ISLAMABAD: The government is set to reduce overall trade deficit by almost $5 billion by end June despite slowdown in export proceeds, said the Economic Survey 2018-19 released on Monday.
The first 10-month figure showed that the overall trade deficit will drop to a certain level owing to contraction of imports of non-essential luxury items. Last year, the trade deficit reached a historic level of $36bn.
Overall, the trade deficit has decreased by 7.28 per cent in the July-April FY2019 to $23.93bn from $25.81bn in the same period last year.
However, news on the export side is not good despite several measures taken for the promotion of exports from the country. The export target for FY 2019 – which was set at $28bn – is set to be missed as overall exports have slowed down due to global headwinds.
A slowdown in economic growth in the EU along with spillovers from US-China trade tensions led to subdued performance in exports. Textile sector remained the most vulnerable in this gloomy global scenario.
Exports registered a decline of 0.1pc growth during July-April FY2019 as it reached to $19.17bn as against $19.19bn over the corresponding period of last year.
Pakistan is not alone to have witnessed a decline in exports in the region. Indian exports growth level fell to 2pc in Feb 2019 from 18pc in October. Similarly Bangladesh exports growth declined to 7pc from 55pc in January 2019.
According to the Economic Survey 2018-19, exports remained above $2bn in four months of FY2019. However, overall exports dampened due to global headwinds. The government has announced several schemes for promotion of exports.
There is a continuous increase in the flows of credit to private sector in manufacturing and export oriented industry which is a welcome development in terms of business activities. However, the downside risk of the impact of continuous rise in policy rate and global slowdown in trade activities may influence exports.
The establishment of special economic zone and free trade zone at Gwadar will enhance export growth and access to regional markets going forward. The trade diplomacy also needs to be strengthened.
Devaluation has surely increased the cost of imported raw materials. However, this has been largely offset by the generous export incentives provided including larger export rebates, withdrawal of import duties on inputs of raw materials and intermediate goods and, more recently, the issuance of promissory notes against refunds due along with subsidies on gas and electricity consumed. All these measures likely to pay dividend with lag effect.
Import target for FY2019 was set to $ 56.5bn. Between July-April FY2019 imports stood at $45.471bn as against to $49.360bn in the same period last year, showing a decline of 7.9 pc. The reduction in imports is due to decrease in imports of furnace oil, machinery and electric equipment, palm oil and textiles.

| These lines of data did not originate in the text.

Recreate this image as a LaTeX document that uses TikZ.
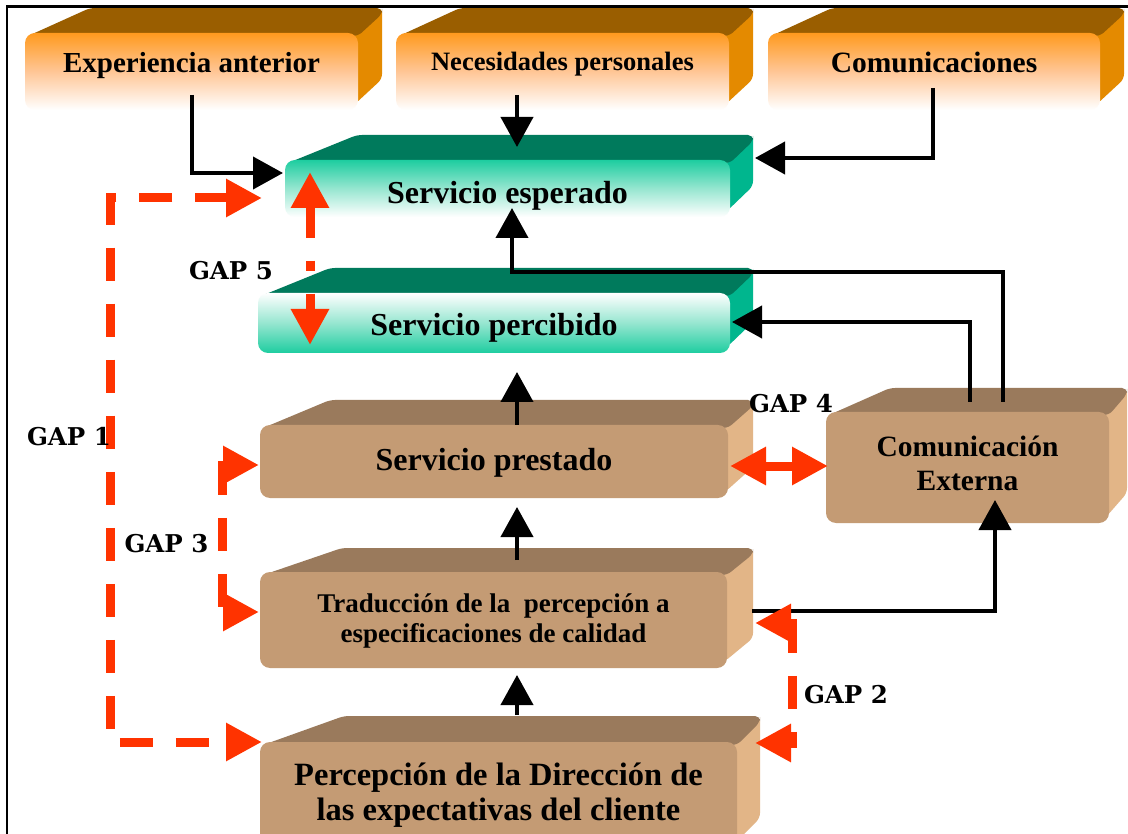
\documentclass[tikz,border=0pt]{standalone}
\usepackage{fontspec}
\setmainfont{Liberation Serif}
\newfontfamily\gapfont{DejaVu Serif}
\usetikzlibrary{arrows.meta}
\definecolor{orfront}{RGB}{255,154,30}
\definecolor{ormid}{RGB}{255,198,150}
\definecolor{ortop}{RGB}{154,94,0}
\definecolor{orside}{RGB}{228,138,0}
\definecolor{grfront}{RGB}{30,205,160}
\definecolor{grmid}{RGB}{150,230,208}
\definecolor{grtop}{RGB}{0,122,92}
\definecolor{grside}{RGB}{0,182,142}
\definecolor{brfront}{RGB}{196,155,116}
\definecolor{brtop}{RGB}{154,122,92}
\definecolor{brside}{RGB}{226,181,135}
\definecolor{gapred}{RGB}{255,51,0}
\newcommand{\myfs}[1]{\fontsize{#1}{#1}\selectfont\bfseries}
\newcommand{\lift}[2]{\raisebox{#1}[0pt][0pt]{#2}}
% size, line distance, line 1, line 2
\newcommand{\twolines}[4]{\fontsize{#1}{#2}\selectfont\begin{tabular}{@{}c@{}}#3\\#4\end{tabular}}
% x1 y1 x2 y2 backleftx dx dy topcolor sidecolor
\newcommand{\boxsides}[9]{%
  \fill[#9,rounded corners=5pt] ({#3-3},{#2}) -- ({#3+#6},{#2-#7}) -- ({#3+#6},{#4-#7-6}) -- ({#3-3},{#4-6}) -- cycle;
  \fill[#8,rounded corners=5pt] ({#1+3},{#2+3}) -- (#5,{#2-#7}) -- ({#3+#6},{#2-#7}) -- ({#3+#6},{#2-#7+6}) -- ({#3},{#2+3}) -- cycle;
}
\begin{document}
\begin{tikzpicture}[x=1pt,y=-1pt,
  front/.style={rounded corners=10pt, inner sep=0pt, draw=none, align=center},
  blk/.style={line width=4pt, black, -{Triangle[length=30pt,width=32pt]}},
  rtip/.tip={Triangle[length=36pt,width=36pt]},
  gapline/.style={line width=9pt, draw=gapred, dash pattern=on 33pt off 23pt},
  gapsolid/.style={line width=9pt, draw=gapred},
  gaplbl/.style={font=\gapfont\bfseries\fontsize{24.5}{24.5}\selectfont, inner sep=0pt}]
\useasboundingbox (0,0) rectangle (1128,834);
\fill[white] (0,0) rectangle (1128,834);

% top orange boxes
\boxsides{25}{33}{358}{110}{90}{24}{25}{ortop}{orside}
\node[front, top color=orfront, bottom color=white, middle color=ormid, minimum width=333pt, minimum height=77pt, font=\myfs{29}] (exp) at (191.5,71.5) {\lift{-1.5pt}{Experiencia anterior}};
\boxsides{396}{33}{729}{110}{460}{24}{25}{ortop}{orside}
\node[front, top color=orfront, bottom color=white, middle color=ormid, minimum width=333pt, minimum height=77pt, font=\myfs{26.5}] (nec) at (562.5,71.5) {\lift{0.5pt}{Necesidades personales}};
\boxsides{768}{33}{1100}{110}{832}{24}{25}{ortop}{orside}
\node[front, top color=orfront, bottom color=white, middle color=ormid, minimum width=332pt, minimum height=77pt, font=\myfs{29.5}] (com) at (934,71.5) {\lift{-1.5pt}{Comunicaciones}};

% green boxes
\boxsides{285}{160}{730}{217}{357}{23}{25}{grtop}{grside}
\node[front, top color=grfront, bottom color=white, middle color=grmid, minimum width=445pt, minimum height=57pt, font=\myfs{32}] (esp) at (507.5,188.5) {\lift{-15.5pt}{Servicio esperado}};
\boxsides{258}{293}{730}{353}{330}{23}{25}{grtop}{grside}
\node[front, top color=white, bottom color=grfront, middle color=grmid, minimum width=472pt, minimum height=60pt, font=\myfs{32}] (per) at (494,323) {\lift{-13pt}{Servicio percibido}};

% brown boxes
\boxsides{260}{425}{728}{498}{330}{25}{25}{brtop}{brside}
\node[front, fill=brfront, minimum width=468pt, minimum height=73pt, font=\myfs{32}] (pre) at (494,461.5) {\lift{-8.5pt}{Servicio prestado}};
\boxsides{826}{412}{1109}{523}{890}{18}{24}{brtop}{brside}
\node[front, fill=brfront, minimum width=283pt, minimum height=111pt, font=\myfs{29.5}] (ext) at (967.5,467.5) {\lift{-5pt}{\twolines{29.5}{34}{Comunicación}{Externa}}};
\boxsides{260}{572}{727}{668}{342}{26}{24}{brtop}{brside}
\node[front, fill=brfront, minimum width=467pt, minimum height=96pt, font=\myfs{27}] (tra) at (493.5,620) {\lift{-7.5pt}{\twolines{27}{30}{Traducción de la~ percepción a}{especificaciones de calidad}}};
\boxsides{260}{742}{737}{850}{344}{23}{26}{brtop}{brside}
\node[front, fill=brfront, minimum width=477pt, minimum height=108pt, font=\myfs{32.5}] (perc) at (498.5,796) {\lift{-6pt}{\twolines{32.5}{35}{Percepción de la Dirección de}{las expectativas del cliente}}};

% frame
\draw[line width=2.5pt] (7,834) -- (7,6.5) -- (1128,6.5);

% connector end points
\coordinate (b1s) at (192,95);   \coordinate (b1e) at (283,173);
\coordinate (b2s) at (517,95);   \coordinate (b2e) at (517,147);
\coordinate (b3s) at (933,88);   \coordinate (b3e) at (755,158);
\coordinate (b4s) at (1003,402); \coordinate (b4m) at (512,272); \coordinate (b4e) at (512,208);
\coordinate (b5s) at (970,402);  \coordinate (b5e) at (732,322);
\coordinate (b6s) at (517,425);  \coordinate (b6e) at (517,372);
\coordinate (b7s) at (517,560);  \coordinate (b7e) at (517,507);
\coordinate (b8s) at (517,715);  \coordinate (b8e) at (517,675);
\coordinate (b9s) at (752,611);  \coordinate (b9e) at (995,500);

% black connectors
\draw[blk] (b1s) |- (b1e);
\draw[blk] (b2s) -- (b2e);
\draw[blk] (b3s) |- (b3e);
\draw[blk] (b4s) |- (b4m) -- (b4e);
\draw[blk] (b5s) |- (b5e);
\draw[blk] (b6s) -- (b6e);
\draw[blk] (b7s) -- (b7e);
\draw[blk] (b8s) -- (b8e);
\draw[blk] (b9s) -| (b9e);

% red gap connectors
\coordinate (g1a) at (262,198); \coordinate (g1b) at (110,198); \coordinate (g1c) at (110,742); \coordinate (g1d) at (262,742);
\draw[gapline, rtip-rtip] (g1a) -- (g1b) -- (g1c) -- (g1d);
\coordinate (g5a) at (310,172); \coordinate (g5b) at (310,345);
\draw[gapline, dash pattern=on 32pt off 23pt on 10pt off 23pt, rtip-rtip] (g5a) -- (g5b);
\coordinate (g3a) at (259,465); \coordinate (g3b) at (222,465); \coordinate (g3c) at (222,612); \coordinate (g3d) at (259,612);
\draw[gapline, rtip-rtip] (g3a) -- (g3b) -- (g3c) -- (g3d);
\coordinate (g4a) at (730,466); \coordinate (g4b) at (828,466);
\draw[gapsolid, rtip-rtip] (g4a) -- (g4b);
\coordinate (g2a) at (755,623); \coordinate (g2b) at (792,623); \coordinate (g2c) at (792,743); \coordinate (g2d) at (755,743);
\draw[gapline, rtip-rtip] (g2a) -- (g2b) -- (g2c) -- (g2d);

% gap labels
\node[gaplbl] (gap5) at (231,271) {GAP 5};
\node[gaplbl] (gap1) at (69,437) {GAP 1};
\node[gaplbl] (gap3) at (166.5,544) {GAP 3};
\node[gaplbl] (gap4) at (791,404) {GAP 4};
\node[gaplbl] (gap2) at (846,695) {GAP 2};
\end{tikzpicture}
\end{document}
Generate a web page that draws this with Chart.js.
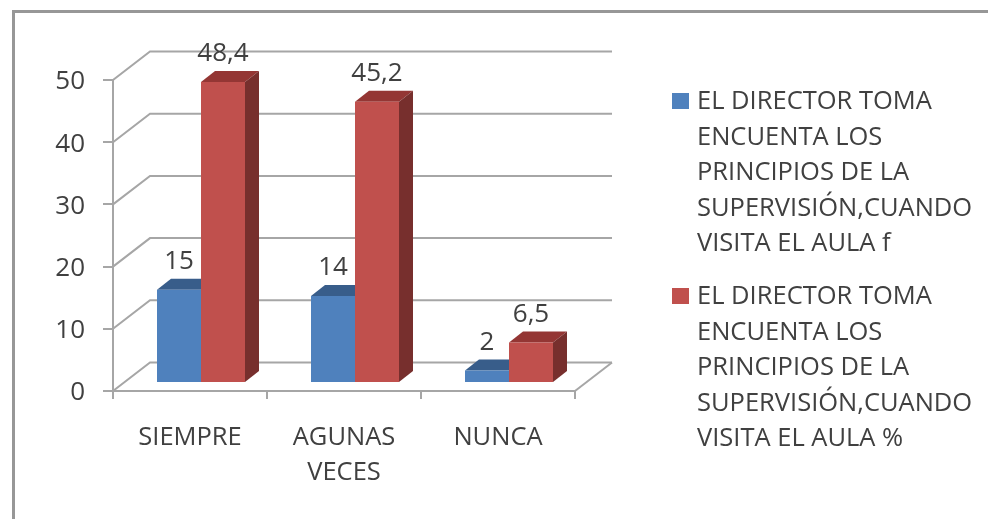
<!DOCTYPE html>
<html>
<head>
<meta charset="utf-8">
<script src="https://cdn.jsdelivr.net/npm/chart.js@4"></script>
<style>
  html, body { margin: 0; padding: 0; background: #fff; }
  #page { position: relative; width: 988px; height: 519px; overflow: hidden; filter: blur(0.7px); }
  #frame { position: absolute; left: 12px; top: 10px; width: 980px; height: 520px; border-left: 3px solid #979797; border-top: 3px solid #979797; }
  #chart { position: absolute; left: 0; top: 0; }
  #legend { position: absolute; left: 672px; top: 0; font-family: "Open Sans", sans-serif; font-size: 25.5px; color: #404040; }
  .item { position: absolute; left: 0; white-space: nowrap; line-height: 35.5px; }
  .box { position: absolute; left: 0; top: 11px; width: 17px; height: 16px; }
  .text { margin-left: 25px; }
</style>
</head>
<body>
<div id="page">
  <div id="frame"></div>
  <canvas id="chart" width="988" height="519"></canvas>
  <div id="legend"></div>
</div>
<script>
// Data
const categories = ['SIEMPRE', ['AGUNAS', 'VECES'], 'NUNCA'];
const frecuencia = [15, 14, 2];
const porcentaje = [48.4, 45.2, 6.5];
const yTicks = [0, 10, 20, 30, 40, 50];
const legendLinesF = ['EL DIRECTOR TOMA', 'ENCUENTA LOS', 'PRINCIPIOS DE LA', 'SUPERVISIÓN,CUANDO', 'VISITA EL AULA f'];
const legendLinesP = ['EL DIRECTOR TOMA', 'ENCUENTA LOS', 'PRINCIPIOS DE LA', 'SUPERVISIÓN,CUANDO', 'VISITA EL AULA %'];

const textColor = '#404040';
const gridColor = '#a6a6a6';
const fontFamily = '"Open Sans", sans-serif';

// Depth of the fake 3D box and of the bars inside it
const wallDx = 37, wallDy = 28.5;
const barOffsetX = 11, barOffsetY = 8;
const barDepthX = 14, barDepthY = 11;

function face(ctx, points, color) {
    ctx.fillStyle = color;
    ctx.beginPath();
    points.forEach((p, i) => i ? ctx.lineTo(p[0], p[1]) : ctx.moveTo(p[0], p[1]));
    ctx.closePath();
    ctx.fill();
}

const box3d = {
    id: 'box3d',
    beforeDatasetsDraw(chart) {
        const { ctx, chartArea, scales } = chart;

        // Back wall lines and floor edge
        ctx.save();
        ctx.strokeStyle = gridColor;
        ctx.lineWidth = 2;
        yTicks.forEach(v => {
            const y = scales.y.getPixelForValue(v);
            ctx.beginPath();
            ctx.moveTo(chartArea.left, y);
            ctx.lineTo(chartArea.left + wallDx, y - wallDy);
            ctx.lineTo(chartArea.right + wallDx, y - wallDy);
            ctx.stroke();
        });
        const y0 = scales.y.getPixelForValue(0);
        ctx.beginPath();
        ctx.moveTo(chartArea.right, y0);
        ctx.lineTo(chartArea.right + wallDx, y0 - wallDy);
        ctx.stroke();
        ctx.restore();

        // Bars sit a little inside the box, fronts are drawn by Chart.js after this
        ctx.save();
        ctx.translate(barOffsetX, -barOffsetY);
        chart.data.datasets.forEach((ds, i) => {
            chart.getDatasetMeta(i).data.forEach(bar => {
                const l = bar.x - bar.width / 2, r = bar.x + bar.width / 2;
                face(ctx, [[l, bar.y], [l + barDepthX, bar.y - barDepthY], [r + barDepthX, bar.y - barDepthY], [r, bar.y]], ds.topColor);
                face(ctx, [[r, bar.y], [r + barDepthX, bar.y - barDepthY], [r + barDepthX, bar.base - barDepthY], [r, bar.base]], ds.sideColor);
            });
        });
    },
    afterDatasetsDraw(chart) {
        const { ctx } = chart;
        ctx.restore();

        // Value labels
        ctx.save();
        ctx.font = '26px ' + fontFamily;
        ctx.fillStyle = textColor;
        ctx.textAlign = 'center';
        ctx.textBaseline = 'middle';
        chart.data.datasets.forEach((ds, i) => {
            chart.getDatasetMeta(i).data.forEach((bar, j) => {
                ctx.fillText(String(ds.data[j]).replace('.', ','), bar.x + barOffsetX, bar.y - barOffsetY - 28);
            });
        });
        ctx.restore();
    }
};

const barShape = { categoryPercentage: 88 / 154, barPercentage: 1, clip: false };

const chart = new Chart(document.getElementById('chart'), {
    type: 'bar',
    data: {
        labels: categories,
        datasets: [
            { label: legendLinesF.join(' '), data: frecuencia, backgroundColor: '#4f81bd', topColor: '#385d8a', sideColor: '#2f4f75', ...barShape },
            { label: legendLinesP.join(' '), data: porcentaje, backgroundColor: '#c0504d', topColor: '#943634', sideColor: '#772f2d', ...barShape }
        ]
    },
    options: {
        responsive: false,
        animation: false,
        layout: { padding: { top: 80, right: 413, left: 0, bottom: 0 } },
        plugins: { legend: { display: false }, tooltip: { enabled: false } },
        scales: {
            x: {
                afterFit: s => { s.height = 128; },
                grid: { offset: true, drawOnChartArea: false, color: gridColor, lineWidth: 2, tickLength: 8 },
                border: { color: gridColor, width: 2 },
                ticks: { color: textColor, font: { family: fontFamily, size: 25.5, lineHeight: 1.37 }, padding: 21, maxRotation: 0, autoSkip: false }
            },
            y: {
                min: 0,
                max: 50,
                afterFit: s => { s.width = 113; },
                grid: { drawOnChartArea: false, color: gridColor, lineWidth: 2, tickLength: 10 },
                border: { color: gridColor, width: 2 },
                ticks: { stepSize: 10, color: textColor, font: { family: fontFamily, size: 26 }, padding: 18, labelOffset: 2 }
            }
        }
    },
    plugins: [box3d]
});

// Legend with the same wrapped lines as the reference
const legendEl = document.getElementById('legend');
[[legendLinesF, 82], [legendLinesP, 277]].forEach((entry, i) => {
    const item = document.createElement('div');
    item.className = 'item';
    item.style.top = entry[1] + 'px';
    const box = document.createElement('div');
    box.className = 'box';
    box.style.background = chart.data.datasets[i].backgroundColor;
    const text = document.createElement('div');
    text.className = 'text';
    text.innerHTML = entry[0].join('<br>');
    item.appendChild(box);
    item.appendChild(text);
    legendEl.appendChild(item);
});
</script>
</body>
</html>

Current scenario of declining imports shows that imports will be according to the estimates.
With the falling global demand, weakening consumer and business sentiment among the major economies, trade tensions and economic stabilisation measures at home, the imports are expected to be further decrease.
Additionally, the government has launched an import substitution drive that will be instrumental in reducing pressure on current account.